Although this amendment could trigger the desperately needed global response to China’s genocide, wealthier nations, including the U.K., have not taken that step forward. There are speculations of the U.K. genocide amendment being withheld because of the trade deals between the European country and China. Economic interests are presenting a barricade when it comes to addressing the crisis, and this must be addressed. The opinion presents practical interventions, such as imposing Magnitsky sanctions on China, which are bans specific to nations that violate human rights. Many other interventions are outlined in the opinion that could create modest solutions for this full-blown catastrophe.

For many years, Uighurs have fought to establish independence for Xinjiang. Conflict has stirred between the Uighurs and Han Chinese for a long time, and the country’s current leader, Xi Jinping, has expressed his own contempt regarding the Uighurs. As the opinion mentions, “Xi Jinping controls the overall direction of State policy and has made a range of speeches exhorting the punitive treatment of Uyghurs.” This “exhortation” is very visible when looking over the past few years. In 2017, President Xi made it mandatory for all religions to be “Chinese-oriented”. Uighur survivors who’ve escaped the camps have told their stories that attest to the persisting Islamophobia, such as how they are forced to eat pork on Fridays, the Islamic holy day. It can be argued that events such as these are not linked. But it is no coincidence that consistently evident behaviors of high leaders are being reflected in these camps. President Xi may not be the immediate figure hidden behind the scenes, but plenty of powerful figures are, and this is the issue.
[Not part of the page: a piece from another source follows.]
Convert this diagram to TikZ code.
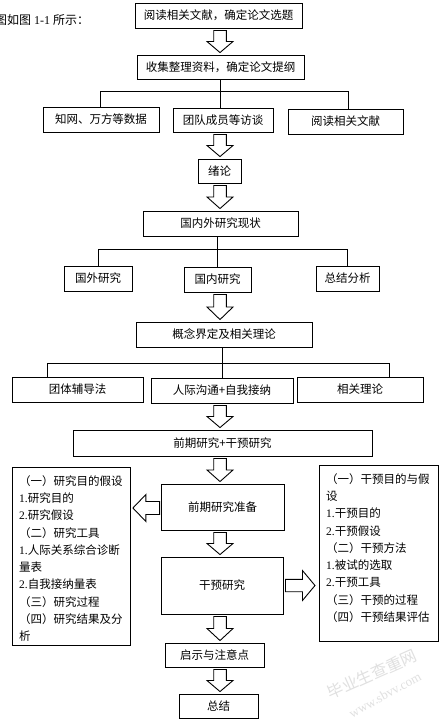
\documentclass[tikz,border=0pt]{standalone}
\usepackage{fontspec}
\setmainfont{Liberation Serif}
\newfontfamily\cjk{Noto Sans CJK SC}
\usetikzlibrary{calc}
\newcommand\nm[1]{{\rmfamily #1}}
\newcommand\bx[6]{\node[box, minimum width={#3-#2}, minimum height={#5-#4}] (#1) at ({(#2+#3)/2},{(#4+#5)/2}) {#6};}
% vertical hollow block arrow from node #1 (above) to node #2 (below), centred at x=220
\newcommand\darrow[2]{%
  \draw[blockarrow] let \p1=(#1.south), \p2=(#2.north), \p3=($(\p1)!.5!(\p2)$) in
  (213.7pt,\y1-2pt) -- (226.3pt,\y1-2pt) -- (226.3pt,\y3) -- (233pt,\y3) -- (220pt,\y2+2pt)
  -- (207pt,\y3) -- (213.7pt,\y3) -- cycle;}
\tikzset{
  box/.style={draw, line width=0.9pt, inner sep=0pt, font=\cjk\fontsize{11.5}{13}\selectfont},
  frame/.style={draw, line width=0.9pt, inner sep=0pt, anchor=north west},
  ln/.style={anchor=west, inner sep=0pt, font=\cjk\fontsize{11.5}{13}\selectfont},
  blockarrow/.style={draw, line width=0.9pt, fill=white, line join=miter},
  conn/.style={draw, line width=0.9pt},
  wm/.style={text=black!12, inner sep=0pt}
}
\begin{document}
\begin{tikzpicture}[x=1pt,y=-1pt]
\fill[white] (0,0) rectangle (443,726);
\useasboundingbox (0,0) rectangle (443,726);

% caption fragment at top left
\node[anchor=west, inner sep=0pt, font=\cjk\fontsize{12}{14}\selectfont] (cap) at (-5,20) {图如图\nm{ 1-1 }所示：};

% main boxes
\bx{b1}{135}{302}{3}{28}{阅读相关文献，确定论文选题}
\bx{b2}{137}{304}{55}{79}{收集整理资料，确定论文提纲}
\bx{b3a}{43}{159}{107}{132}{知网、万方等数据}
\bx{b3b}{173}{273}{108}{132}{团队成员等访谈}
\bx{b3c}{288}{403}{109}{134}{阅读相关文献}
\bx{b4}{198}{241}{159}{183}{绪论}
\bx{b5}{143}{298}{211}{236}{国内外研究现状}
\bx{b6a}{64}{132}{266}{291}{国外研究}
\bx{b6b}{184}{251}{267}{292}{国内研究}
\bx{b6c}{316}{379}{266}{291}{总结分析}
\bx{b7}{136}{312}{322}{347}{概念界定及相关理论}
\bx{b8a}{12}{143}{377}{402}{团体辅导法}
\bx{b8b}{151}{293}{378}{403}{人际沟通+自我接纳}
\bx{b8c}{297}{423}{377}{402}{相关理论}
\bx{b9}{73}{372}{430}{456}{前期研究+干预研究}
\bx{b10}{161}{284}{484}{530}{前期研究准备}
\bx{b11}{161}{283}{557}{614}{干预研究}
\bx{b12}{165}{264}{643}{667}{启示与注意点}
\bx{b13}{179}{258}{694}{718}{总结}

% side boxes
\node[frame, minimum width=118, minimum height=178] (bL) at (12,467) {};
\node[frame, minimum width=119, minimum height=176] (bR) at (319,465) {};
\foreach \t [count=\i] in {{（一）研究目的假设},{\nm{1.}研究目的},{\nm{2.}研究假设},{（二）研究工具},{\nm{1.}人际关系综合诊断},{量表},{\nm{2.}自我接纳量表},{（三）研究过程},{（四）研究结果及分},{析}}
  \node[ln] (L\i) at (19,{481+17.25*(\i-1)}) {\t};
\foreach \t [count=\i] in {{（一）干预目的与假},{设},{\nm{1.}干预目的},{\nm{2.}干预假设},{（二）干预方法},{\nm{1.}被试的选取},{\nm{2.}干预工具},{（三）干预的过程},{（四）干预结果评估}}
  \node[ln] (R\i) at (326,{479+17.25*(\i-1)}) {\t};

% tree connectors
\coordinate (j1L) at (100,91);
\coordinate (j1R) at (348,91);
\draw[conn] (j1L |- b3a.north) -- (j1L) -- (j1R) -- (j1R |- b3c.north);
\draw[conn] (b2.south) -- (b2.south |- b3b.north);
\coordinate (j2) at (0,249);
\draw[conn] (b6a.north) -- (b6a.north |- j2) -- (b6c.north |- j2) -- (b6c.north);
\draw[conn] (b6b.north |- b5.south) -- (b6b.north);
\coordinate (j3L) at (47,363);
\coordinate (j3R) at (389,363);
\draw[conn] (j3L |- b8a.north) -- (j3L) -- (j3R) -- (j3R |- b8c.north);
\draw[conn] (b8b.north |- b7.south) -- (b8b.north);

% hollow block arrows
\darrow{b1}{b2}
\darrow{b3b}{b4}
\darrow{b4}{b5}
\darrow{b6b}{b7}
\darrow{b8b}{b9}
\darrow{b9}{b10}
\darrow{b10}{b11}
\darrow{b11}{b12}
\darrow{b12}{b13}
\draw[blockarrow] let \p1=(b10.west), \p2=(bL.east) in
  (\x1-1pt,\y1+5.5pt) -- (\x2+15pt,\y1+5.5pt) -- (\x2+15pt,\y1+12.5pt) -- (\x2+2pt,\y1-1pt)
  -- (\x2+15pt,\y1-14.5pt) -- (\x2+15pt,\y1-7.5pt) -- (\x1-1pt,\y1-7.5pt) -- cycle;
\draw[blockarrow] let \p1=(b11.east), \p2=(bR.west) in
  (\x1+2pt,\y1+6.2pt) -- (\x1+19pt,\y1+6.2pt) -- (\x1+19pt,\y1+15pt) -- (\x2-4pt,\y1)
  -- (\x1+19pt,\y1-15pt) -- (\x1+19pt,\y1-6.2pt) -- (\x1+2pt,\y1-6.2pt) -- cycle;

% watermark
\node[wm, rotate=24, font=\cjk\fontsize{16}{16}\selectfont] (wm1) at (372,674) {毕业生查重网};
\node[wm, rotate=29, font=\fontsize{13}{13}\selectfont] (wm2) at (385,695) {www.sbvv.com};
\end{tikzpicture}
\end{document}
On January 19, 2020, the former U.S. Secretary of State, Mike Pompeo, posted on Twitter, “I have determined that the People’s Republic of China is committing genocide and crimes against humanity in Xinjiang, China.” Additionally, during August 2020, Biden’s campaign voiced their agreement to this statement. However, as of late, the U.S. State Department’s Office of the Legal Advisor concluded that China was carrying out “crimes against humanity”, but no genocide is occurring. A variety of reasons explains this interpretation. There are multiple definitions of genocide, and the Uighur genocide does not fully meet one of those definitions as not enough evidence exists to prove a mass killing of the Uighurs is occurring. There is also speculation of the U.S. being unwilling to disturb its economic relationship with China. It is possible the Biden administration will not address the issue whatsoever. When turning to the U.S., U.K., and any other nation who has the power to bring attention to the Uighur genocide, their final conclusions and future responses to the crisis are yet to be set in stone.